Source material:
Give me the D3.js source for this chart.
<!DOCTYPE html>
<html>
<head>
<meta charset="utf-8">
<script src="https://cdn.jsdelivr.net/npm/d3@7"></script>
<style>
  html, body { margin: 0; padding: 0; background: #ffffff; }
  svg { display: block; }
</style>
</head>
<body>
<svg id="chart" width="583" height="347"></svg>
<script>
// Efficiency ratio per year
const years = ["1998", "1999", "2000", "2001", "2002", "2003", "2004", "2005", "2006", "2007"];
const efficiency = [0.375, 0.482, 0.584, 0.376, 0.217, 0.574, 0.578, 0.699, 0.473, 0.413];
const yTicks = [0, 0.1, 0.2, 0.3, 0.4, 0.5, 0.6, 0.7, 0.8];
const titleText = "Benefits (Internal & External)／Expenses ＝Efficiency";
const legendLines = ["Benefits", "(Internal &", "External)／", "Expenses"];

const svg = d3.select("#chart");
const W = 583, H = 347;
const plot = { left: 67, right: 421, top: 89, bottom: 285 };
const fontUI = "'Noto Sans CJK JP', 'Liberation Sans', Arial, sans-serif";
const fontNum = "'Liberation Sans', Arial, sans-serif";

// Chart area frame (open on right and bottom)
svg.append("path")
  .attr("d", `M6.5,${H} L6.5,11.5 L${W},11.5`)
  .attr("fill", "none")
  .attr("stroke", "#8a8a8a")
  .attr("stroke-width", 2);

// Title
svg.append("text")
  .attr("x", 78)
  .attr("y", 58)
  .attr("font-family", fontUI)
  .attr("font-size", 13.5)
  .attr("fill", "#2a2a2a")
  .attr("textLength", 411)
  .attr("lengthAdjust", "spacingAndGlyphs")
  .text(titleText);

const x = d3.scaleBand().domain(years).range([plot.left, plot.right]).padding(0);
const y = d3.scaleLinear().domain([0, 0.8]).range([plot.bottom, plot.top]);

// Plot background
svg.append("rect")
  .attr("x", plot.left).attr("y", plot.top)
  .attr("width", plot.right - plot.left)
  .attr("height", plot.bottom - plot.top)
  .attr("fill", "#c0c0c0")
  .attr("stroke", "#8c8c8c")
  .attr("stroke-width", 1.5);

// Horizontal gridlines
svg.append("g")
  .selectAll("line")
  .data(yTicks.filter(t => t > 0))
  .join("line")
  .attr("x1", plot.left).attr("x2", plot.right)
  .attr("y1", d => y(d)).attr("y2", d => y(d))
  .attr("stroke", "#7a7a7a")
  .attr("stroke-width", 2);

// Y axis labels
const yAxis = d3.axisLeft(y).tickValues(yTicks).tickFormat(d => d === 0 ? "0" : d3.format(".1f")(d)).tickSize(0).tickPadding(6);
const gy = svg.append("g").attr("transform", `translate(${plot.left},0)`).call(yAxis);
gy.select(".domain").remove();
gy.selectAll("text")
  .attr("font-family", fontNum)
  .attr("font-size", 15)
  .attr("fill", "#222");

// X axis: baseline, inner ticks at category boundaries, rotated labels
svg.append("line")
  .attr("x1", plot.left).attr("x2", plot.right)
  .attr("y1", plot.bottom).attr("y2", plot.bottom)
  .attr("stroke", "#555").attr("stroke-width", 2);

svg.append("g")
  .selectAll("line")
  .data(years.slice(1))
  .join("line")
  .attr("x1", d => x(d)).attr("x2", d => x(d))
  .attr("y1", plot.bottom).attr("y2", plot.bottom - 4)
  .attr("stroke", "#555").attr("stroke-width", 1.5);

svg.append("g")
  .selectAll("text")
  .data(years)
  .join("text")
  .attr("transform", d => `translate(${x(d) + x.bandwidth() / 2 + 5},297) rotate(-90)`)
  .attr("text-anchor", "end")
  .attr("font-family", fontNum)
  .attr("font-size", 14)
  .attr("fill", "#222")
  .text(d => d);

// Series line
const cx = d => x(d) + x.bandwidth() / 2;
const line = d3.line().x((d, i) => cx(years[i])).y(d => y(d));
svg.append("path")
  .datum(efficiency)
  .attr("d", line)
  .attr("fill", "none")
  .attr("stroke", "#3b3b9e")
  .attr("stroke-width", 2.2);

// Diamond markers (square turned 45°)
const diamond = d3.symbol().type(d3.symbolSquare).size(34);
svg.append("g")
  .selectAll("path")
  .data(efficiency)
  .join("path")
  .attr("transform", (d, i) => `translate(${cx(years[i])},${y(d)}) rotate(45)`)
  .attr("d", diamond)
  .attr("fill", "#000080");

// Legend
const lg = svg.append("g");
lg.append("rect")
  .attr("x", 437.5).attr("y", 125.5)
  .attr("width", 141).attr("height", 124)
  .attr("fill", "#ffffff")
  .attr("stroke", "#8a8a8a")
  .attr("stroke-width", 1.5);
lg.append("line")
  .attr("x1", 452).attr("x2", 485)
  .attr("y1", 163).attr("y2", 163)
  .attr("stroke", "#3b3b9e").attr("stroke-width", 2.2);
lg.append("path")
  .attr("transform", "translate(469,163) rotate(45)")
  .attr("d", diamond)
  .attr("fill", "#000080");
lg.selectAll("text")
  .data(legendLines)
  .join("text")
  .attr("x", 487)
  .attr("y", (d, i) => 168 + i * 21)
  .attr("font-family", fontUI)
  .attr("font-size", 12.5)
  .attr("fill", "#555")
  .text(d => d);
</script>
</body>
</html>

Task requirements:
The listing above must be transcribed exactly, line by line.

Expected answer:
Give me the D3.js source for this chart.
<!DOCTYPE html>
<html>
<head>
<meta charset="utf-8">
<script src="https://cdn.jsdelivr.net/npm/d3@7"></script>
<style>
  html, body { margin: 0; padding: 0; background: #ffffff; }
  svg { display: block; }
</style>
</head>
<body>
<svg id="chart" width="583" height="347"></svg>
<script>
// Efficiency ratio per year
const years = ["1998", "1999", "2000", "2001", "2002", "2003", "2004", "2005", "2006", "2007"];
const efficiency = [0.375, 0.482, 0.584, 0.376, 0.217, 0.574, 0.578, 0.699, 0.473, 0.413];
const yTicks = [0, 0.1, 0.2, 0.3, 0.4, 0.5, 0.6, 0.7, 0.8];
const titleText = "Benefits (Internal & External)／Expenses ＝Efficiency";
const legendLines = ["Benefits", "(Internal &", "External)／", "Expenses"];

const svg = d3.select("#chart");
const W = 583, H = 347;
const plot = { left: 67, right: 421, top: 89, bottom: 285 };
const fontUI = "'Noto Sans CJK JP', 'Liberation Sans', Arial, sans-serif";
const fontNum = "'Liberation Sans', Arial, sans-serif";

// Chart area frame (open on right and bottom)
svg.append("path")
  .attr("d", `M6.5,${H} L6.5,11.5 L${W},11.5`)
  .attr("fill", "none")
  .attr("stroke", "#8a8a8a")
  .attr("stroke-width", 2);

// Title
svg.append("text")
  .attr("x", 78)
  .attr("y", 58)
  .attr("font-family", fontUI)
  .attr("font-size", 13.5)
  .attr("fill", "#2a2a2a")
  .attr("textLength", 411)
  .attr("lengthAdjust", "spacingAndGlyphs")
  .text(titleText);

const x = d3.scaleBand().domain(years).range([plot.left, plot.right]).padding(0);
const y = d3.scaleLinear().domain([0, 0.8]).range([plot.bottom, plot.top]);

// Plot background
svg.append("rect")
  .attr("x", plot.left).attr("y", plot.top)
  .attr("width", plot.right - plot.left)
  .attr("height", plot.bottom - plot.top)
  .attr("fill", "#c0c0c0")
  .attr("stroke", "#8c8c8c")
  .attr("stroke-width", 1.5);

// Horizontal gridlines
svg.append("g")
  .selectAll("line")
  .data(yTicks.filter(t => t > 0))
  .join("line")
  .attr("x1", plot.left).attr("x2", plot.right)
  .attr("y1", d => y(d)).attr("y2", d => y(d))
  .attr("stroke", "#7a7a7a")
  .attr("stroke-width", 2);

// Y axis labels
const yAxis = d3.axisLeft(y).tickValues(yTicks).tickFormat(d => d === 0 ? "0" : d3.format(".1f")(d)).tickSize(0).tickPadding(6);
const gy = svg.append("g").attr("transform", `translate(${plot.left},0)`).call(yAxis);
gy.select(".domain").remove();
gy.selectAll("text")
  .attr("font-family", fontNum)
  .attr("font-size", 15)
  .attr("fill", "#222");

// X axis: baseline, inner ticks at category boundaries, rotated labels
svg.append("line")
  .attr("x1", plot.left).attr("x2", plot.right)
  .attr("y1", plot.bottom).attr("y2", plot.bottom)
  .attr("stroke", "#555").attr("stroke-width", 2);

svg.append("g")
  .selectAll("line")
  .data(years.slice(1))
  .join("line")
  .attr("x1", d => x(d)).attr("x2", d => x(d))
  .attr("y1", plot.bottom).attr("y2", plot.bottom - 4)
  .attr("stroke", "#555").attr("stroke-width", 1.5);

svg.append("g")
  .selectAll("text")
  .data(years)
  .join("text")
  .attr("transform", d => `translate(${x(d) + x.bandwidth() / 2 + 5},297) rotate(-90)`)
  .attr("text-anchor", "end")
  .attr("font-family", fontNum)
  .attr("font-size", 14)
  .attr("fill", "#222")
  .text(d => d);

// Series line
const cx = d => x(d) + x.bandwidth() / 2;
const line = d3.line().x((d, i) => cx(years[i])).y(d => y(d));
svg.append("path")
  .datum(efficiency)
  .attr("d", line)
  .attr("fill", "none")
  .attr("stroke", "#3b3b9e")
  .attr("stroke-width", 2.2);

// Diamond markers (square turned 45°)
const diamond = d3.symbol().type(d3.symbolSquare).size(34);
svg.append("g")
  .selectAll("path")
  .data(efficiency)
  .join("path")
  .attr("transform", (d, i) => `translate(${cx(years[i])},${y(d)}) rotate(45)`)
  .attr("d", diamond)
  .attr("fill", "#000080");

// Legend
const lg = svg.append("g");
lg.append("rect")
  .attr("x", 437.5).attr("y", 125.5)
  .attr("width", 141).attr("height", 124)
  .attr("fill", "#ffffff")
  .attr("stroke", "#8a8a8a")
  .attr("stroke-width", 1.5);
lg.append("line")
  .attr("x1", 452).attr("x2", 485)
  .attr("y1", 163).attr("y2", 163)
  .attr("stroke", "#3b3b9e").attr("stroke-width", 2.2);
lg.append("path")
  .attr("transform", "translate(469,163) rotate(45)")
  .attr("d", diamond)
  .attr("fill", "#000080");
lg.selectAll("text")
  .data(legendLines)
  .join("text")
  .attr("x", 487)
  .attr("y", (d, i) => 168 + i * 21)
  .attr("font-family", fontUI)
  .attr("font-size", 12.5)
  .attr("fill", "#555")
  .text(d => d);
</script>
</body>
</html>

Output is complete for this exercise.